Figure scripts:
— begin —

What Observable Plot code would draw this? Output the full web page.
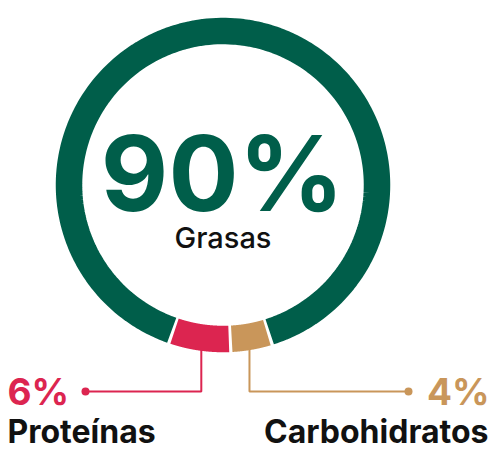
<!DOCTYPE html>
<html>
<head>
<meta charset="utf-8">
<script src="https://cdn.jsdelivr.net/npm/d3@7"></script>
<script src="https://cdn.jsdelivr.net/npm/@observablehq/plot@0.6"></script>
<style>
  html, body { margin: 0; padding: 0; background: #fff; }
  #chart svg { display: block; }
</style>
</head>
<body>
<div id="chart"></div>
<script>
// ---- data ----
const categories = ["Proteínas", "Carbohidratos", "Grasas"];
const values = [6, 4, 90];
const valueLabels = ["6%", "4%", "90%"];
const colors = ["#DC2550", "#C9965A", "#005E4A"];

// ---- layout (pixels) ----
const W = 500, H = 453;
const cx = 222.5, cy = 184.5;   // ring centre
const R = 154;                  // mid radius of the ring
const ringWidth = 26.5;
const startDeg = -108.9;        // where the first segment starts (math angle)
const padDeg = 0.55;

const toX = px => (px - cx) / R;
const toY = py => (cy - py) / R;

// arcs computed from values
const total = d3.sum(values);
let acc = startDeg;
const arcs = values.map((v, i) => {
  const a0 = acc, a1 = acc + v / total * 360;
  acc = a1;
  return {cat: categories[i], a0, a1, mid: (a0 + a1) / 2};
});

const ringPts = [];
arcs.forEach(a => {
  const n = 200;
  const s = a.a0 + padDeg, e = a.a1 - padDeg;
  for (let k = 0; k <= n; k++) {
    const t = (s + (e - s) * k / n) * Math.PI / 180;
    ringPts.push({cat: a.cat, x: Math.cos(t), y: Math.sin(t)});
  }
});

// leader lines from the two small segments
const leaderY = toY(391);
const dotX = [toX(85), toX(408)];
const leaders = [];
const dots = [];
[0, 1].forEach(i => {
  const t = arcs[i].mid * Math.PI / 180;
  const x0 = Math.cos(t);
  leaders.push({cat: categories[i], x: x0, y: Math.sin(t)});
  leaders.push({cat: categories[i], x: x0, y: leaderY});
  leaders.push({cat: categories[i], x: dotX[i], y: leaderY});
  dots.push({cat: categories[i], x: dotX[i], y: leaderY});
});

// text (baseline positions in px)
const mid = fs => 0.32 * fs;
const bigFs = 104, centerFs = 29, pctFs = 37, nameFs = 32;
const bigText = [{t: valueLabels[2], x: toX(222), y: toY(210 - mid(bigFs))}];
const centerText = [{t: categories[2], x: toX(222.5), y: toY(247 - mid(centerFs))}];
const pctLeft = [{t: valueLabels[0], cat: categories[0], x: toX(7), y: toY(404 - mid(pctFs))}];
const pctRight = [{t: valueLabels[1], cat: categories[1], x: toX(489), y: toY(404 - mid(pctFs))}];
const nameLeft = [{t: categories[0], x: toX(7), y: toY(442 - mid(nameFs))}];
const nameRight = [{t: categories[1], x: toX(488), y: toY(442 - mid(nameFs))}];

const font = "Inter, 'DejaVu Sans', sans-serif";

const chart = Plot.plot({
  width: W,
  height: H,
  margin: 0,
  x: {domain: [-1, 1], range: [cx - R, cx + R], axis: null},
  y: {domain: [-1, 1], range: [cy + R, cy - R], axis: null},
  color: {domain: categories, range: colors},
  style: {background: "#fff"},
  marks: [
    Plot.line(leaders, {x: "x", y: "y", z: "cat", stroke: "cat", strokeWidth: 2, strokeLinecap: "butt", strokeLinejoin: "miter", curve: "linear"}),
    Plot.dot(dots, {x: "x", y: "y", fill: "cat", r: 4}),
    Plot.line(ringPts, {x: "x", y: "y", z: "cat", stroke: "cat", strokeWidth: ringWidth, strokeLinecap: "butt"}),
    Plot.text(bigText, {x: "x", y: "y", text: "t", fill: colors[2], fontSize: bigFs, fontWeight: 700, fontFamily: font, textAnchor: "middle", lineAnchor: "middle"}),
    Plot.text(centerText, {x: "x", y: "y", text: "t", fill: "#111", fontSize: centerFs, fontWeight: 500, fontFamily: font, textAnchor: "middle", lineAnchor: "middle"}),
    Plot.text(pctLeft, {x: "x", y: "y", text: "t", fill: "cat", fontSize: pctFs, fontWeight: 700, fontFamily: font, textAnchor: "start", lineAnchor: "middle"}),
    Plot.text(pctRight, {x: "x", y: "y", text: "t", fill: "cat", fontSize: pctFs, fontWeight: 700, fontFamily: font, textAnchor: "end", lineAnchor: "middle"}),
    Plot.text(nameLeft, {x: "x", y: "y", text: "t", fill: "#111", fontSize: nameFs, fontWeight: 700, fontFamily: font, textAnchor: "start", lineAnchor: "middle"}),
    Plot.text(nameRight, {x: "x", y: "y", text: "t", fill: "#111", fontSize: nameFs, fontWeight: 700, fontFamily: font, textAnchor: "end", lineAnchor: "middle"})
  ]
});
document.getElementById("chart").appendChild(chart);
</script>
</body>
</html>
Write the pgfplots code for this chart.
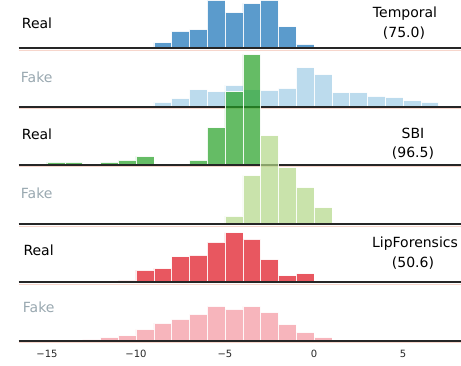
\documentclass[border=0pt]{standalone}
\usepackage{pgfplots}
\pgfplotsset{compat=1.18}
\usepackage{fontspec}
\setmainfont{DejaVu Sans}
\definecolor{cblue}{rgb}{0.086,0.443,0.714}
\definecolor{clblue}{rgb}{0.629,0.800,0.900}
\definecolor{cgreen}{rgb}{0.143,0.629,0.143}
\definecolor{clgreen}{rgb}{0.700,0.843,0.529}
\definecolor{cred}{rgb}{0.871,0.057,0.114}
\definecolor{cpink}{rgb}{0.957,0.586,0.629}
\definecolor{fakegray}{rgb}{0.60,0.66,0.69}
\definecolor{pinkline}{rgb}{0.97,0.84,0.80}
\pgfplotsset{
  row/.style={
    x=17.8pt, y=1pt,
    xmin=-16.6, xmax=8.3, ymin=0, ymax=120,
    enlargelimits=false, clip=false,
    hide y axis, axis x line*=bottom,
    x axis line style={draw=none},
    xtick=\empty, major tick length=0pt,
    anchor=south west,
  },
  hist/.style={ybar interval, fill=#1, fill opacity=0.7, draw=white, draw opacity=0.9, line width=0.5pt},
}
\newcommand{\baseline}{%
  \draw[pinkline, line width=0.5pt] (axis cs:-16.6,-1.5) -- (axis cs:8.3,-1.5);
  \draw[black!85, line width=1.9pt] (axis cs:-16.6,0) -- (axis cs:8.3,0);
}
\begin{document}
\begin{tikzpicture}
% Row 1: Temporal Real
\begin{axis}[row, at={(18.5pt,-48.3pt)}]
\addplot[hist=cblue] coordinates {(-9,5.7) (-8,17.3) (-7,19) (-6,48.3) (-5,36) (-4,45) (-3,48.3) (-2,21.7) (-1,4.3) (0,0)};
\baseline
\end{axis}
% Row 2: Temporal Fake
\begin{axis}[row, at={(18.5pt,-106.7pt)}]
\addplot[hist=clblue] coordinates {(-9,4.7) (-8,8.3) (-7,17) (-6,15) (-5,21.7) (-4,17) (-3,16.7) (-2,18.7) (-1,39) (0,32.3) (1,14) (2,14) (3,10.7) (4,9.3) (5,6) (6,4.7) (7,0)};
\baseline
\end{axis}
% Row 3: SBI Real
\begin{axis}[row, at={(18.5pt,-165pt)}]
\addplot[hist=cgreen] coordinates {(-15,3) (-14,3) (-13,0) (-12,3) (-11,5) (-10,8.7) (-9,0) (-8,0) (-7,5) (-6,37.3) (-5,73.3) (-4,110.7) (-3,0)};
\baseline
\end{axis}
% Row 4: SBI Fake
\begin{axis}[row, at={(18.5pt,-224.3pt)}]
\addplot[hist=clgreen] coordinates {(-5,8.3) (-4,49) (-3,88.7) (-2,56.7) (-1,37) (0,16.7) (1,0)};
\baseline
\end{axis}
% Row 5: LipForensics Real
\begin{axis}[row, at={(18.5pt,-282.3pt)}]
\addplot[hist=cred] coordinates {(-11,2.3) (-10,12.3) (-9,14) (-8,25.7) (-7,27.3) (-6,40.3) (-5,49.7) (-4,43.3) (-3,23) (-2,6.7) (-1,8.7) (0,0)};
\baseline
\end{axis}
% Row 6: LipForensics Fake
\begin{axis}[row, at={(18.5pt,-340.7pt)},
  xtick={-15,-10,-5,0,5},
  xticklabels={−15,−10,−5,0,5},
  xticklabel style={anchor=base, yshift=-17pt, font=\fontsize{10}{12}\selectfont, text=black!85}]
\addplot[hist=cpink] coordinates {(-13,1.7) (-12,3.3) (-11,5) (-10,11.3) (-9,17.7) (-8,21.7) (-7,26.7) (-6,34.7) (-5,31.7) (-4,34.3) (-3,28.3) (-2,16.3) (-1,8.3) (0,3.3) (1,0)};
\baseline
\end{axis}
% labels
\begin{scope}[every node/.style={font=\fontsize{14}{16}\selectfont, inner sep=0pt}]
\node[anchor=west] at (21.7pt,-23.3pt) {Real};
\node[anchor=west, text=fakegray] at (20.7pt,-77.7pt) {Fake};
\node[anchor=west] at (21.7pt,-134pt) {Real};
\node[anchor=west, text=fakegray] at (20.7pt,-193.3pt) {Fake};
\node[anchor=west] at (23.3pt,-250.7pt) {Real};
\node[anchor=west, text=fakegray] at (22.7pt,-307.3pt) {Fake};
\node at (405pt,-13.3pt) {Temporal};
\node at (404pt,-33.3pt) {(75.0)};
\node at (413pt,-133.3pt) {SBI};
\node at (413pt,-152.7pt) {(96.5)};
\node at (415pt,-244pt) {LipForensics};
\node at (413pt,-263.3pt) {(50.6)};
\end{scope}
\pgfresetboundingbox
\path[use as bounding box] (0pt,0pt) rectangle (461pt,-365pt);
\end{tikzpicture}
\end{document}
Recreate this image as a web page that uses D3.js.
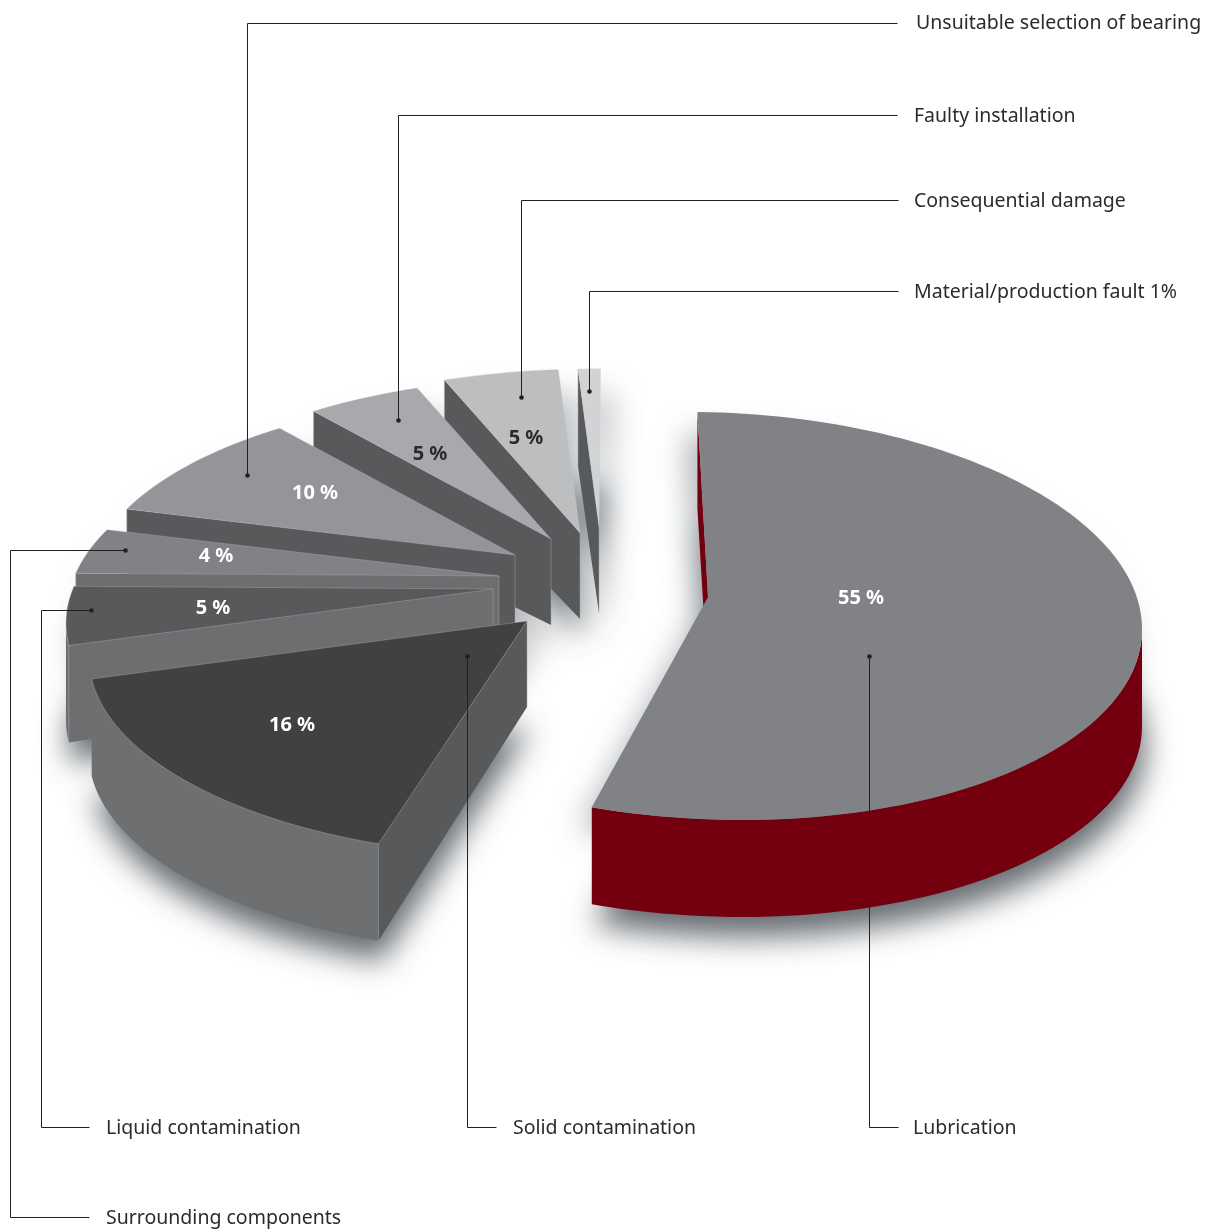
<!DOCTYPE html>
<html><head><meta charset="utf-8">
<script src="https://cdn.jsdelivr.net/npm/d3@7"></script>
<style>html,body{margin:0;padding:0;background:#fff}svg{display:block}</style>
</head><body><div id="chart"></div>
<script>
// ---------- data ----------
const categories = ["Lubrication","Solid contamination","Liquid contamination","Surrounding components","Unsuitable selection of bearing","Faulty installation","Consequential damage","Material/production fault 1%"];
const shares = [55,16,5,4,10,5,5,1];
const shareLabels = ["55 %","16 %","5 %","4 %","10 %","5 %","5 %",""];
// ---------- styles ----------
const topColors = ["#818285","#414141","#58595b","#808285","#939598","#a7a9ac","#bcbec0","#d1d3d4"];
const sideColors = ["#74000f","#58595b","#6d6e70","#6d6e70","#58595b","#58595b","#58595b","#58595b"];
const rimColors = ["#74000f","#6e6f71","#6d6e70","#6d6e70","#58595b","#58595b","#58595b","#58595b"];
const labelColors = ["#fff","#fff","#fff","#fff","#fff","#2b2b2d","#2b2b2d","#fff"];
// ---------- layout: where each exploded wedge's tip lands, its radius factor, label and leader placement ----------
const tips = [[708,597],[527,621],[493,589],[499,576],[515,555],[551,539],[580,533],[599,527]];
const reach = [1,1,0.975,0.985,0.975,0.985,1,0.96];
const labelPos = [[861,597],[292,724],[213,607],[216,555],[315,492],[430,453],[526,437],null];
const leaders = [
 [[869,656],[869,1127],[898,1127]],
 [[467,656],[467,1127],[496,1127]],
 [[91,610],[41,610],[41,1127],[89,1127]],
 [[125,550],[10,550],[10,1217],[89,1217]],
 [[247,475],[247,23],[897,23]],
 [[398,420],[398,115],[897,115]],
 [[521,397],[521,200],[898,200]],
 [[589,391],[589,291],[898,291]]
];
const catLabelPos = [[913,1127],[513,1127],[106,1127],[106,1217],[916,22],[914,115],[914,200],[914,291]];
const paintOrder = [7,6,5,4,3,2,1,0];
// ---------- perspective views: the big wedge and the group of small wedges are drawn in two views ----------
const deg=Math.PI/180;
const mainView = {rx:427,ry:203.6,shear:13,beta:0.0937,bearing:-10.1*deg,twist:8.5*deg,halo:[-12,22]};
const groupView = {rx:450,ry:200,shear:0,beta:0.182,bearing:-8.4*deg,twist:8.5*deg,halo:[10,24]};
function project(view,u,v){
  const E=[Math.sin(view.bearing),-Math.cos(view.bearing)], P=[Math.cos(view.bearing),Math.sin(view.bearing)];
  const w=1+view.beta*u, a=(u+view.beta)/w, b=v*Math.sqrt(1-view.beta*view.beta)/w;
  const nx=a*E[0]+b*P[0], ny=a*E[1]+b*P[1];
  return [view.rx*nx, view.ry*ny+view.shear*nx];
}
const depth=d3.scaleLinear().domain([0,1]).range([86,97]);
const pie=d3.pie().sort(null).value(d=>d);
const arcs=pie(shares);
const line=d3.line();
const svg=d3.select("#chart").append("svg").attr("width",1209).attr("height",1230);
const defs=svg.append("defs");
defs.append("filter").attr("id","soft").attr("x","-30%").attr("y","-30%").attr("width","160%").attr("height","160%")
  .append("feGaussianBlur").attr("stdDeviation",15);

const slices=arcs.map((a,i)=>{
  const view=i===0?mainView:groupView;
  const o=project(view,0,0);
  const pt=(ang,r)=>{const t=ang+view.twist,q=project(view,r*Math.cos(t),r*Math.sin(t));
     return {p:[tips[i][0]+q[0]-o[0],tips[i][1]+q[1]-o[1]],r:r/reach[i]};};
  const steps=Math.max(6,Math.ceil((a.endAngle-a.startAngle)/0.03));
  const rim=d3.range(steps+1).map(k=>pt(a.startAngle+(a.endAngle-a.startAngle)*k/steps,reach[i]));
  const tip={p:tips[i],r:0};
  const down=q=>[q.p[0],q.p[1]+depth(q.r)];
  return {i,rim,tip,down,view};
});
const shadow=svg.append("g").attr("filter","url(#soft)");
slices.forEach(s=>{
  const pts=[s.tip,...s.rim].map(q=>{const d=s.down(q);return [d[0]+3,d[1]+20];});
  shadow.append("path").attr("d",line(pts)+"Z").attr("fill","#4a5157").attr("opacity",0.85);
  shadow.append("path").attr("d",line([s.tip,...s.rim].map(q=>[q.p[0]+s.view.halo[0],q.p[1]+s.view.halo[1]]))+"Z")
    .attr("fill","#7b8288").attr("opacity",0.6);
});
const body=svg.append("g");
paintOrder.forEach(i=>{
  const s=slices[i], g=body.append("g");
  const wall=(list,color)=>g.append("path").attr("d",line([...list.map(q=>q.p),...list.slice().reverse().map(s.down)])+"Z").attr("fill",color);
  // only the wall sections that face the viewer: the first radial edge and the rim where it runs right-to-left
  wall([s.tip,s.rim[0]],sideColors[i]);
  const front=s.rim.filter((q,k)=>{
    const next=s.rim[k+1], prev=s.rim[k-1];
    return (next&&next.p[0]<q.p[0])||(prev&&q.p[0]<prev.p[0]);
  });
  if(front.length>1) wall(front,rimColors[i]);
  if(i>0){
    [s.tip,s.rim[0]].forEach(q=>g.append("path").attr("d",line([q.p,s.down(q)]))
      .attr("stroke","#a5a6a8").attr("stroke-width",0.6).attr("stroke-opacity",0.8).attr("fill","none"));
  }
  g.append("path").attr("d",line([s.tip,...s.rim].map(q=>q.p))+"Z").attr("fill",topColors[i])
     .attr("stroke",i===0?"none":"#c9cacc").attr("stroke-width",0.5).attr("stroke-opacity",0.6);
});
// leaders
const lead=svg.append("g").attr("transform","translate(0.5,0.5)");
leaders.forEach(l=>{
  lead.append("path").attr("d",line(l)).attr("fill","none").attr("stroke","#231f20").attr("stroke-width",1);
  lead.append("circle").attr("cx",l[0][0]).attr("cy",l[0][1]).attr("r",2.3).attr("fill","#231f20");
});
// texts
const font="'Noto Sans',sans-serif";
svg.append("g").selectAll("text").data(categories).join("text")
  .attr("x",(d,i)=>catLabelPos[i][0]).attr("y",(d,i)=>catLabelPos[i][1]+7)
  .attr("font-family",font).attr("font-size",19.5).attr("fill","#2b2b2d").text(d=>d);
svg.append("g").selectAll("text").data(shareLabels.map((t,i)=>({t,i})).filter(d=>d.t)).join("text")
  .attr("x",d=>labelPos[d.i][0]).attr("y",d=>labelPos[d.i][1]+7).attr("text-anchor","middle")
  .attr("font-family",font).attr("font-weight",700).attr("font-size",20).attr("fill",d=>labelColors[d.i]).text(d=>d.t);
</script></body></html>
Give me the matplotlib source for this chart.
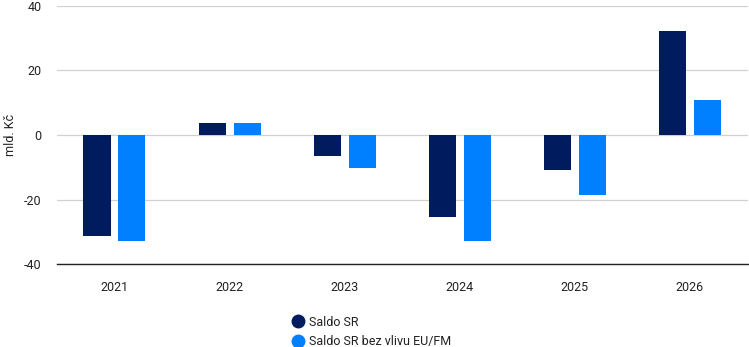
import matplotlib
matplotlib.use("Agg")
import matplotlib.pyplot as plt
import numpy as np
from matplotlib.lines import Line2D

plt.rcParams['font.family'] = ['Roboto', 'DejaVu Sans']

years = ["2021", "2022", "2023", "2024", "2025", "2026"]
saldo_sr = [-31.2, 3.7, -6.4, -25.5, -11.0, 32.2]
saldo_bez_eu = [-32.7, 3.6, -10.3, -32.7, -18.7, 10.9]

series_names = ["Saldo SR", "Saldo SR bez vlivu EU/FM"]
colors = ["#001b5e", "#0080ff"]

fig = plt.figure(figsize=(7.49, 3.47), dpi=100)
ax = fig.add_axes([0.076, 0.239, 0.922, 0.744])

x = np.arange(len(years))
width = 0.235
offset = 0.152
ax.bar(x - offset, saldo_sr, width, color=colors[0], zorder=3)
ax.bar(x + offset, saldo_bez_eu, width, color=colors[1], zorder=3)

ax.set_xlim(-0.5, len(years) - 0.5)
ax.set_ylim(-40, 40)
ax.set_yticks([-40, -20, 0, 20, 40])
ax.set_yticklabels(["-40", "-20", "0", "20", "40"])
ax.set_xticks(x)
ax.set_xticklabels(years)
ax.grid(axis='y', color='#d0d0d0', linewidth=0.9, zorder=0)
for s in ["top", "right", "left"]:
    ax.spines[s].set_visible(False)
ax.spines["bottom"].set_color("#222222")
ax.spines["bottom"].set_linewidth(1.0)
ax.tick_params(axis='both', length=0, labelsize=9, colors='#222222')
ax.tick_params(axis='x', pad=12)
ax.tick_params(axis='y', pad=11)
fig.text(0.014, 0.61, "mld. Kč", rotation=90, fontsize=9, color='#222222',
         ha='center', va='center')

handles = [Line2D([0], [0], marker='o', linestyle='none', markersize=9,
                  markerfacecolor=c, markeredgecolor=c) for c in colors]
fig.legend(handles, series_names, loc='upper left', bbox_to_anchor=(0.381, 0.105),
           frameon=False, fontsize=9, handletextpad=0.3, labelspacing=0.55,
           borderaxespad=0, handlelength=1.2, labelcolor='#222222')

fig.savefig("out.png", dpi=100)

— end —

PROBLEM DETAILS:
Extract, without any images, the part of the material above that opens with the line containing "Give me the matplotlib source for this chart." and closes with the line containing "ax = fig.add_axes([0.076, 0.239, 0.922, 0.744])", both lines included.

RESULT OF THIS EXERCISE:
Give me the matplotlib source for this chart.
import matplotlib
matplotlib.use("Agg")
import matplotlib.pyplot as plt
import numpy as np
from matplotlib.lines import Line2D

plt.rcParams['font.family'] = ['Roboto', 'DejaVu Sans']

years = ["2021", "2022", "2023", "2024", "2025", "2026"]
saldo_sr = [-31.2, 3.7, -6.4, -25.5, -11.0, 32.2]
saldo_bez_eu = [-32.7, 3.6, -10.3, -32.7, -18.7, 10.9]

series_names = ["Saldo SR", "Saldo SR bez vlivu EU/FM"]
colors = ["#001b5e", "#0080ff"]

fig = plt.figure(figsize=(7.49, 3.47), dpi=100)
ax = fig.add_axes([0.076, 0.239, 0.922, 0.744])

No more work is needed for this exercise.